## START DATA SHOWN
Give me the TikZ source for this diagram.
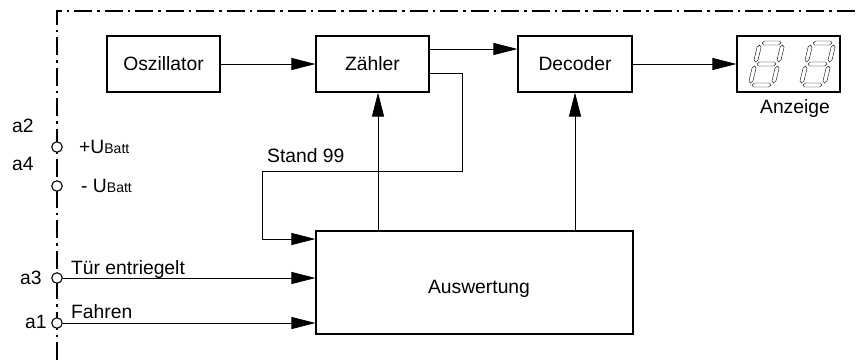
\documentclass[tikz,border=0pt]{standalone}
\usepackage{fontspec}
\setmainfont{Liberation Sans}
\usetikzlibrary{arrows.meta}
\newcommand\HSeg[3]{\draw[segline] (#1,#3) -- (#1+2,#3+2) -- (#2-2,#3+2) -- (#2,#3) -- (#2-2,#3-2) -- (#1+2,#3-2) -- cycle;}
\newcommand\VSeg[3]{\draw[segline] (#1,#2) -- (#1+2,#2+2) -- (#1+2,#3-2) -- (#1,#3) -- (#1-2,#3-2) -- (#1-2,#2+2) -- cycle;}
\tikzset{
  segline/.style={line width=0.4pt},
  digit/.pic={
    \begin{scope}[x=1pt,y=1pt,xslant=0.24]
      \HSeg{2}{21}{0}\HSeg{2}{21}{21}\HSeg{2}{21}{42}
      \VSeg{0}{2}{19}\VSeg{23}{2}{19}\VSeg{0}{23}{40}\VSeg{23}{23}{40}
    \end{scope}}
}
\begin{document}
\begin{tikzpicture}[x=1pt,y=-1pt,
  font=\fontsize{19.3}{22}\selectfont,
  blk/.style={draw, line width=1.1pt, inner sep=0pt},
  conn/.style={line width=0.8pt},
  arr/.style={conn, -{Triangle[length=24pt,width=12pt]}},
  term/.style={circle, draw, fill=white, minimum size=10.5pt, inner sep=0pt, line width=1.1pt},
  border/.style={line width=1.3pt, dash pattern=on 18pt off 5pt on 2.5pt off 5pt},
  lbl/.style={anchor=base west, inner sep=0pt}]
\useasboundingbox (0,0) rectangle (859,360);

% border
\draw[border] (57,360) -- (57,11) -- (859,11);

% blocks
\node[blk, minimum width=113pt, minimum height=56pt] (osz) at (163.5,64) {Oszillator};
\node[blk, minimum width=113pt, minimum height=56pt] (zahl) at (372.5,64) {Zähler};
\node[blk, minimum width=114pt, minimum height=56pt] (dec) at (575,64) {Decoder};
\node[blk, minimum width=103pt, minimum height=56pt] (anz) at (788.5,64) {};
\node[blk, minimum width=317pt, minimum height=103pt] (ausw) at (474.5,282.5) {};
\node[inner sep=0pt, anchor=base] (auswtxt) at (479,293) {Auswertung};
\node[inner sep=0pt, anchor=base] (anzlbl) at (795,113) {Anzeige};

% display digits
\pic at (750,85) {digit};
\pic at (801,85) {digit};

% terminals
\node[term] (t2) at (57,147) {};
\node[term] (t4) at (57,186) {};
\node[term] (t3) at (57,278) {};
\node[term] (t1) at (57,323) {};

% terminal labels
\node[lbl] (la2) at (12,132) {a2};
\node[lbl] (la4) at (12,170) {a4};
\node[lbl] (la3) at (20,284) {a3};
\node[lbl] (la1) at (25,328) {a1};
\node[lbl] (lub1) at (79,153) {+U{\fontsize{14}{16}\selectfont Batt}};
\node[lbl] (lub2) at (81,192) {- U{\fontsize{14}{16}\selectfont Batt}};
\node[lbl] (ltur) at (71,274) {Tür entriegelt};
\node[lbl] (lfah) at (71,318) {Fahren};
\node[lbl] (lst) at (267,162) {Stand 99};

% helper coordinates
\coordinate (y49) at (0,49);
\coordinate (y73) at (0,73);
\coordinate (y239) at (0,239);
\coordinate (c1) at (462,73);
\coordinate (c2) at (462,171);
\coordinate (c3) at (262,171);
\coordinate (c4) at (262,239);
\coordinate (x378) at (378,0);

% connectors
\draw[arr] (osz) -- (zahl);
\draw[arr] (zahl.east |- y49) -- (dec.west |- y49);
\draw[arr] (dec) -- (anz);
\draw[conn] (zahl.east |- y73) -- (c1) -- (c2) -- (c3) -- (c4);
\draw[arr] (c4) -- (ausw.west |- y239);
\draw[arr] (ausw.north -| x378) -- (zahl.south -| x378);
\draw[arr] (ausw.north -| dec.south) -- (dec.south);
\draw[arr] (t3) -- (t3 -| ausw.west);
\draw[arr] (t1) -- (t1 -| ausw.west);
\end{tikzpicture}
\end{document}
## END DATA SHOWN
Copy the material above in full and exactly, skipping pictures.

* TASK ANSWER:
Give me the TikZ source for this diagram.
\documentclass[tikz,border=0pt]{standalone}
\usepackage{fontspec}
\setmainfont{Liberation Sans}
\usetikzlibrary{arrows.meta}
\newcommand\HSeg[3]{\draw[segline] (#1,#3) -- (#1+2,#3+2) -- (#2-2,#3+2) -- (#2,#3) -- (#2-2,#3-2) -- (#1+2,#3-2) -- cycle;}
\newcommand\VSeg[3]{\draw[segline] (#1,#2) -- (#1+2,#2+2) -- (#1+2,#3-2) -- (#1,#3) -- (#1-2,#3-2) -- (#1-2,#2+2) -- cycle;}
\tikzset{
  segline/.style={line width=0.4pt},
  digit/.pic={
    \begin{scope}[x=1pt,y=1pt,xslant=0.24]
      \HSeg{2}{21}{0}\HSeg{2}{21}{21}\HSeg{2}{21}{42}
      \VSeg{0}{2}{19}\VSeg{23}{2}{19}\VSeg{0}{23}{40}\VSeg{23}{23}{40}
    \end{scope}}
}
\begin{document}
\begin{tikzpicture}[x=1pt,y=-1pt,
  font=\fontsize{19.3}{22}\selectfont,
  blk/.style={draw, line width=1.1pt, inner sep=0pt},
  conn/.style={line width=0.8pt},
  arr/.style={conn, -{Triangle[length=24pt,width=12pt]}},
  term/.style={circle, draw, fill=white, minimum size=10.5pt, inner sep=0pt, line width=1.1pt},
  border/.style={line width=1.3pt, dash pattern=on 18pt off 5pt on 2.5pt off 5pt},
  lbl/.style={anchor=base west, inner sep=0pt}]
\useasboundingbox (0,0) rectangle (859,360);

% border
\draw[border] (57,360) -- (57,11) -- (859,11);

% blocks
\node[blk, minimum width=113pt, minimum height=56pt] (osz) at (163.5,64) {Oszillator};
\node[blk, minimum width=113pt, minimum height=56pt] (zahl) at (372.5,64) {Zähler};
\node[blk, minimum width=114pt, minimum height=56pt] (dec) at (575,64) {Decoder};
\node[blk, minimum width=103pt, minimum height=56pt] (anz) at (788.5,64) {};
\node[blk, minimum width=317pt, minimum height=103pt] (ausw) at (474.5,282.5) {};
\node[inner sep=0pt, anchor=base] (auswtxt) at (479,293) {Auswertung};
\node[inner sep=0pt, anchor=base] (anzlbl) at (795,113) {Anzeige};

% display digits
\pic at (750,85) {digit};
\pic at (801,85) {digit};

% terminals
\node[term] (t2) at (57,147) {};
\node[term] (t4) at (57,186) {};
\node[term] (t3) at (57,278) {};
\node[term] (t1) at (57,323) {};

% terminal labels
\node[lbl] (la2) at (12,132) {a2};
\node[lbl] (la4) at (12,170) {a4};
\node[lbl] (la3) at (20,284) {a3};
\node[lbl] (la1) at (25,328) {a1};
\node[lbl] (lub1) at (79,153) {+U{\fontsize{14}{16}\selectfont Batt}};
\node[lbl] (lub2) at (81,192) {- U{\fontsize{14}{16}\selectfont Batt}};
\node[lbl] (ltur) at (71,274) {Tür entriegelt};
\node[lbl] (lfah) at (71,318) {Fahren};
\node[lbl] (lst) at (267,162) {Stand 99};

% helper coordinates
\coordinate (y49) at (0,49);
\coordinate (y73) at (0,73);
\coordinate (y239) at (0,239);
\coordinate (c1) at (462,73);
\coordinate (c2) at (462,171);
\coordinate (c3) at (262,171);
\coordinate (c4) at (262,239);
\coordinate (x378) at (378,0);

% connectors
\draw[arr] (osz) -- (zahl);
\draw[arr] (zahl.east |- y49) -- (dec.west |- y49);
\draw[arr] (dec) -- (anz);
\draw[conn] (zahl.east |- y73) -- (c1) -- (c2) -- (c3) -- (c4);
\draw[arr] (c4) -- (ausw.west |- y239);
\draw[arr] (ausw.north -| x378) -- (zahl.south -| x378);
\draw[arr] (ausw.north -| dec.south) -- (dec.south);
\draw[arr] (t3) -- (t3 -| ausw.west);
\draw[arr] (t1) -- (t1 -| ausw.west);
\end{tikzpicture}
\end{document}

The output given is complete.